On the northeastern coasts, especially in the Gulf of Maine (Boston and Portland), the pattern of seasonal flooding is very different than that found in the SAB and MAB. Since tidal range is large there, seasonal anomaly in mean sea level has relatively small impact. While the amplitude of the annual and semi-annual tides in the GOM are much smaller that the amplitude of the semidiurnal tide, the long-term tides there are nevertheless highly correlated (R = 0.97) with the monthly mean sea level which peaks in late spring and early summer. Unlike the large fall flooding in the south, in the GOM, most of the flooding occurred during winter (about half of all the annual flooding) and spring (about a quarter of all the flooding), likely due to winter storms and nor’easters.

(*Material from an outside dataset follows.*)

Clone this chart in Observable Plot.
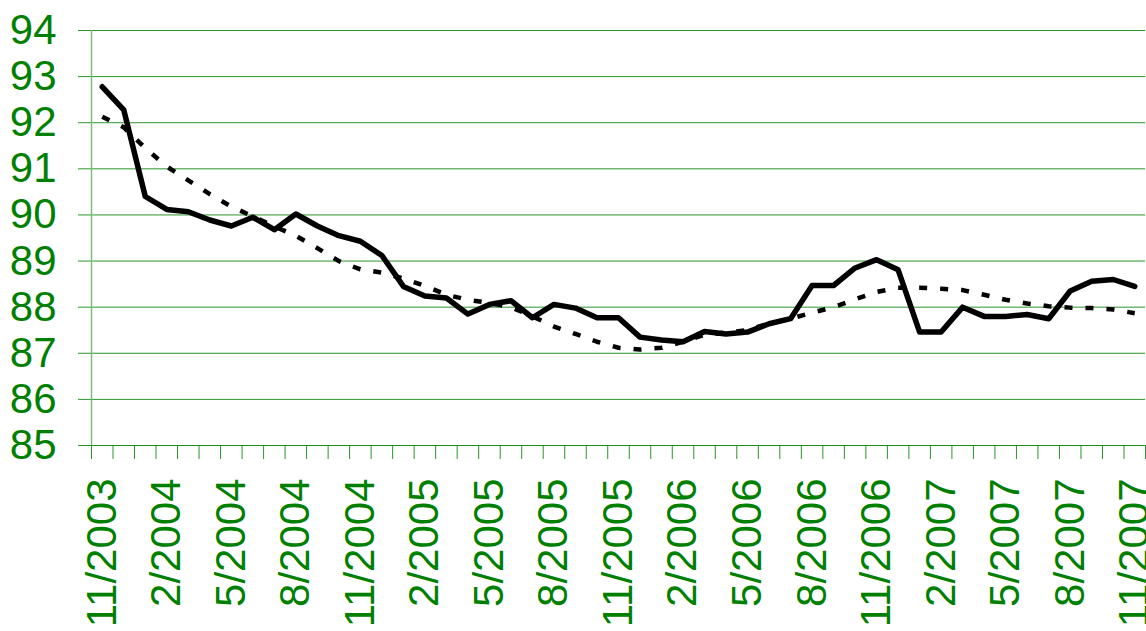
<!DOCTYPE html>
<html>
<head>
<meta charset="utf-8">
<script src="https://cdn.jsdelivr.net/npm/d3@7"></script>
<script src="https://cdn.jsdelivr.net/npm/@observablehq/plot@0.6"></script>
<style>
  html, body { margin: 0; padding: 0; background: #fff; }
  #chart { width: 1146px; height: 631px; overflow: hidden; }
</style>
</head>
<body>
<div id="chart"></div>
<script>
const months = [
  "11/2003","12/2003","1/2004","2/2004","3/2004","4/2004","5/2004","6/2004","7/2004","8/2004",
  "9/2004","10/2004","11/2004","12/2004","1/2005","2/2005","3/2005","4/2005","5/2005","6/2005",
  "7/2005","8/2005","9/2005","10/2005","11/2005","12/2005","1/2006","2/2006","3/2006","4/2006",
  "5/2006","6/2006","7/2006","8/2006","9/2006","10/2006","11/2006","12/2006","1/2007","2/2007",
  "3/2007","4/2007","5/2007","6/2007","7/2007","8/2007","9/2007","10/2007","11/2007"
];
const actual = [
  92.78, 92.28, 90.40, 90.12, 90.07, 89.89, 89.76, 89.95, 89.68, 90.02,
  89.76, 89.55, 89.43, 89.12, 88.45, 88.24, 88.20, 87.85, 88.06, 88.14,
  87.77, 88.06, 87.98, 87.77, 87.77, 87.35, 87.29, 87.25, 87.47, 87.42,
  87.46, 87.64, 87.75, 88.47, 88.47, 88.85, 89.03, 88.81, 87.46, 87.46,
  88.00, 87.80, 87.80, 87.84, 87.75, 88.35, 88.56, 88.60, 88.45
];
const trend = [
  92.13, 91.90, 91.45, 91.05, 90.75, 90.45, 90.18, 89.97, 89.75, 89.55,
  89.28, 89.00, 88.82, 88.75, 88.62, 88.46, 88.27, 88.16, 88.09, 88.00,
  87.80, 87.58, 87.42, 87.25, 87.12, 87.08, 87.12, 87.25, 87.40, 87.45,
  87.50, 87.65, 87.75, 87.88, 88.00, 88.17, 88.33, 88.42, 88.42, 88.40,
  88.37, 88.27, 88.16, 88.08, 88.02, 87.99, 87.98, 87.95, 87.87
];
const yTicks = [85, 86, 87, 88, 89, 90, 91, 92, 93, 94];
const labelEvery = 3;

const data = months.map((m, i) => ({i, month: m, actual: actual[i], trend: trend[i]}));
const labelIdx = months.map((m, i) => i).filter(i => i % labelEvery === 0);
const boundaries = d3.range(months.length + 1).map(i => i - 0.5);

const green = "#008000";
const font = "'Liberation Sans', Arial, sans-serif";

const chart = Plot.plot({
  width: 1146,
  height: 631,
  marginTop: 30,
  marginBottom: 186,
  marginLeft: 91,
  marginRight: 1,
  style: {fontFamily: font, background: "#fff", overflow: "visible"},
  x: {type: "linear", domain: [-0.5, months.length - 0.5]},
  y: {domain: [85, 94]},
  marks: [
    Plot.gridY(yTicks, {stroke: "#2a952a", strokeOpacity: 1, strokeWidth: 1}),
    Plot.axisY(yTicks, {
      tickSize: 13, tickPadding: 22, stroke: "#2a952a", strokeOpacity: 1,
      fill: green, fontSize: 42, tickFormat: d => String(d), label: null
    }),
    Plot.axisX(boundaries, {tickSize: 14, stroke: "#2a952a", tickFormat: () => "", label: null}),
    Plot.axisX(labelIdx, {
      tickSize: 0, tickPadding: 33, tickRotate: -90, textAnchor: "end", lineAnchor: "middle",
      fill: green, fontSize: 42, tickFormat: i => months[i], label: null
    }),
    Plot.ruleY([85], {stroke: "#1f8c1f", strokeWidth: 1.2}),
    Plot.ruleX([-0.5], {y1: 85, y2: 94, stroke: "#7cbf7c", strokeWidth: 1.5}),
    Plot.line(data, {x: "i", y: "actual", stroke: "#000", strokeWidth: 5.5, strokeLinejoin: "round"}),
    Plot.line(data, {x: "i", y: "trend", stroke: "#000", strokeWidth: 4.5, strokeDasharray: "8,13", strokeLinecap: "butt"})
  ]
});
document.getElementById("chart").appendChild(chart);
</script>
</body>
</html>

However, in recent years, the relative contribution of wintertime floods in the north decreases, while summertime and springtime floods increased. The reason could be a shift in zonal wind to a stronger onshore direction during summer after 1990 (Fig. 15c) as well as sea level rise that now started causing summer flooding (which in Boston did not exist at all before ~ 2008). The long-term shift in wind pattern is likely influenced by large-scale climate modes like NAO and ENSO (Ning and Bradley 2015). It should be acknowledged that several other climate-related changes that could impact the seasonal flooding pattern were not considered here and should be investigated in future studies. These include for example, climatic changes in precipitation and in the hydrological cycle in the Northeastern U.S. (Hayhoe et al. 2007), and long-term changes in the tidal range due to sea level rise (Cheng et al. 2017; Lee et al. 2017). Cheng et al. show, for example, that over the past few decades, M₂ tidal range increased in the GOM and SAB, but decreased in the MAB and the Chesapeake Bay, and this trend can further impact spatial variations in regional nuisance and tidal flooding.

In summary, the analysis described a complex seasonal pattern that is affected by several different drivers; each of these drivers can change differently over time at different latitudes. Therefore, when planning mitigation and adaptation options one must take a regional approach, taking into account that while the main driver of accelerated flooding is sea level rise, there are other factors that need to be consider such as the long-term tidal cycles, climatic changes in wind patterns and changes in ocean dynamics and circulation.